_Data for this task_.
● ● ● ● ●

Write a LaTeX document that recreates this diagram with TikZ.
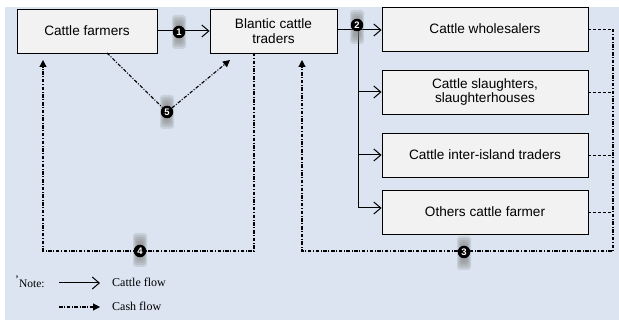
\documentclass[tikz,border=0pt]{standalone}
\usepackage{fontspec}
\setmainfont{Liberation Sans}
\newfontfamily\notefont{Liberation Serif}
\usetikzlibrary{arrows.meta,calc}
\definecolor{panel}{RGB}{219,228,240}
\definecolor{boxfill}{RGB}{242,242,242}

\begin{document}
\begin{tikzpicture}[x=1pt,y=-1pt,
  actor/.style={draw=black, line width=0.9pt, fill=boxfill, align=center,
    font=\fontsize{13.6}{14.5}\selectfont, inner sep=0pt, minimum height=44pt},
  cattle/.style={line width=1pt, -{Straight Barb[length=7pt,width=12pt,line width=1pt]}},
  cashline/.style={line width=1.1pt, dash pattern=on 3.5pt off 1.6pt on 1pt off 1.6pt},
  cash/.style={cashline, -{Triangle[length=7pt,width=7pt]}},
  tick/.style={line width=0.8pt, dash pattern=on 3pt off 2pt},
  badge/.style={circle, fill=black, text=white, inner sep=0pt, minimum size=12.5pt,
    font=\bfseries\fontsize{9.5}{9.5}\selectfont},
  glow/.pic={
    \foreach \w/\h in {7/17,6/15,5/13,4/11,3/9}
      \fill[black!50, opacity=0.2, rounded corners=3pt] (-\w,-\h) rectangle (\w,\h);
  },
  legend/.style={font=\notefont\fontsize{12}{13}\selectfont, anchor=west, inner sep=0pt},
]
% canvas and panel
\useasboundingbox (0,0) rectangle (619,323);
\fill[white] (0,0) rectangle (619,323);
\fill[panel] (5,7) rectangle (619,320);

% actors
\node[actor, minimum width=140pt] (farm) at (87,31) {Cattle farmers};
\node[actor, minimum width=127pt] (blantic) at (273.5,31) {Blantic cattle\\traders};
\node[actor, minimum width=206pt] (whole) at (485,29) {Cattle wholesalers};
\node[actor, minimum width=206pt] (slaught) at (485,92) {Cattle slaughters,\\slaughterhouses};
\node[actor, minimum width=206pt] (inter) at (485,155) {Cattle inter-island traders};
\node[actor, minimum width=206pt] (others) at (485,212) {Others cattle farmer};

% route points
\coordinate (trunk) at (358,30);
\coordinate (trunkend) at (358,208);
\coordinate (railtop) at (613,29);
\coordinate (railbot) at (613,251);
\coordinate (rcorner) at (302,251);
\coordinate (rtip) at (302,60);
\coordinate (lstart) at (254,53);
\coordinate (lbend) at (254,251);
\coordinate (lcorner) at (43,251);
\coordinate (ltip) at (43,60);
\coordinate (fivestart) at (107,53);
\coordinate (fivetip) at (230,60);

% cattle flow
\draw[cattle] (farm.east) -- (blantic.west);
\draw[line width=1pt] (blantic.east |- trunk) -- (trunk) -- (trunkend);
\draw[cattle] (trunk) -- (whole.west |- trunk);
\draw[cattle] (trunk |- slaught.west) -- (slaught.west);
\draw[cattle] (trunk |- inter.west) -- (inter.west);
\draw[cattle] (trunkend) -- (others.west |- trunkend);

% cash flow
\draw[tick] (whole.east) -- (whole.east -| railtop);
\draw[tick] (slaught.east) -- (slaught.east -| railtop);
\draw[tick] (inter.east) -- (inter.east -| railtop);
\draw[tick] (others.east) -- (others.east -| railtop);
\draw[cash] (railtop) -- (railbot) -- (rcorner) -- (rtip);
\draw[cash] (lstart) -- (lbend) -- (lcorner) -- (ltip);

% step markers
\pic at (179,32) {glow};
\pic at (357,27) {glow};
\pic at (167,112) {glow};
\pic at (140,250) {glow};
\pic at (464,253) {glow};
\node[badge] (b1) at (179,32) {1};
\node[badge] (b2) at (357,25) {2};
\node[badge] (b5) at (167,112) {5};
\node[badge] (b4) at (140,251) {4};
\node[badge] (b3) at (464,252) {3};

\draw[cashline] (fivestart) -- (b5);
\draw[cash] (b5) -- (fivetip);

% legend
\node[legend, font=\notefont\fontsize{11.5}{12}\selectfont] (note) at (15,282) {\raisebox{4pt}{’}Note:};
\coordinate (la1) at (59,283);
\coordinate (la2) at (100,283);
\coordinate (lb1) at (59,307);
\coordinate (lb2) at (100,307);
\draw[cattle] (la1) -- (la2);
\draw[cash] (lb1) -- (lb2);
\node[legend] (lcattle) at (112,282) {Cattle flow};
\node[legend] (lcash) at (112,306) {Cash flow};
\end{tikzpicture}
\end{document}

● ● ● ● ●

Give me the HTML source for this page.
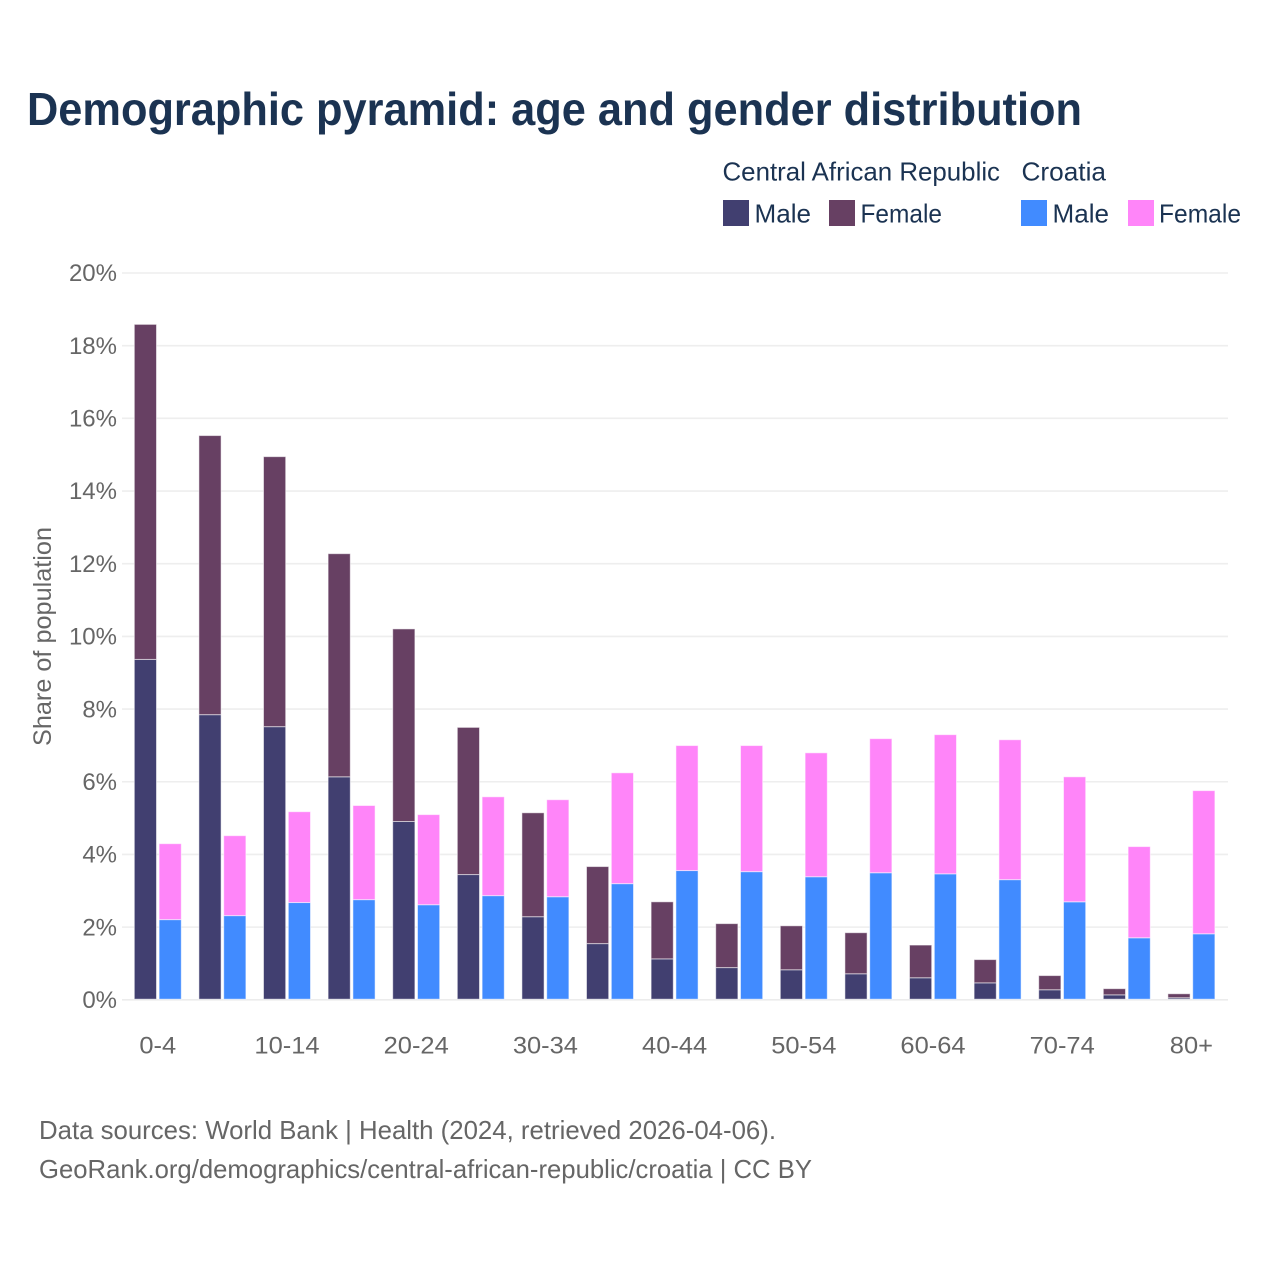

● ● ● ● ●

_Aim of the task_.
In the listing above, find the line with "Write a LaTeX" and the line with "(5,7) rectangle (619,320);". Copy exactly those lines and all between them, minus the images.

_Answer to the problem_.
Write a LaTeX document that recreates this diagram with TikZ.
\documentclass[tikz,border=0pt]{standalone}
\usepackage{fontspec}
\setmainfont{Liberation Sans}
\newfontfamily\notefont{Liberation Serif}
\usetikzlibrary{arrows.meta,calc}
\definecolor{panel}{RGB}{219,228,240}
\definecolor{boxfill}{RGB}{242,242,242}

\begin{document}
\begin{tikzpicture}[x=1pt,y=-1pt,
  actor/.style={draw=black, line width=0.9pt, fill=boxfill, align=center,
    font=\fontsize{13.6}{14.5}\selectfont, inner sep=0pt, minimum height=44pt},
  cattle/.style={line width=1pt, -{Straight Barb[length=7pt,width=12pt,line width=1pt]}},
  cashline/.style={line width=1.1pt, dash pattern=on 3.5pt off 1.6pt on 1pt off 1.6pt},
  cash/.style={cashline, -{Triangle[length=7pt,width=7pt]}},
  tick/.style={line width=0.8pt, dash pattern=on 3pt off 2pt},
  badge/.style={circle, fill=black, text=white, inner sep=0pt, minimum size=12.5pt,
    font=\bfseries\fontsize{9.5}{9.5}\selectfont},
  glow/.pic={
    \foreach \w/\h in {7/17,6/15,5/13,4/11,3/9}
      \fill[black!50, opacity=0.2, rounded corners=3pt] (-\w,-\h) rectangle (\w,\h);
  },
  legend/.style={font=\notefont\fontsize{12}{13}\selectfont, anchor=west, inner sep=0pt},
]
% canvas and panel
\useasboundingbox (0,0) rectangle (619,323);
\fill[white] (0,0) rectangle (619,323);
\fill[panel] (5,7) rectangle (619,320);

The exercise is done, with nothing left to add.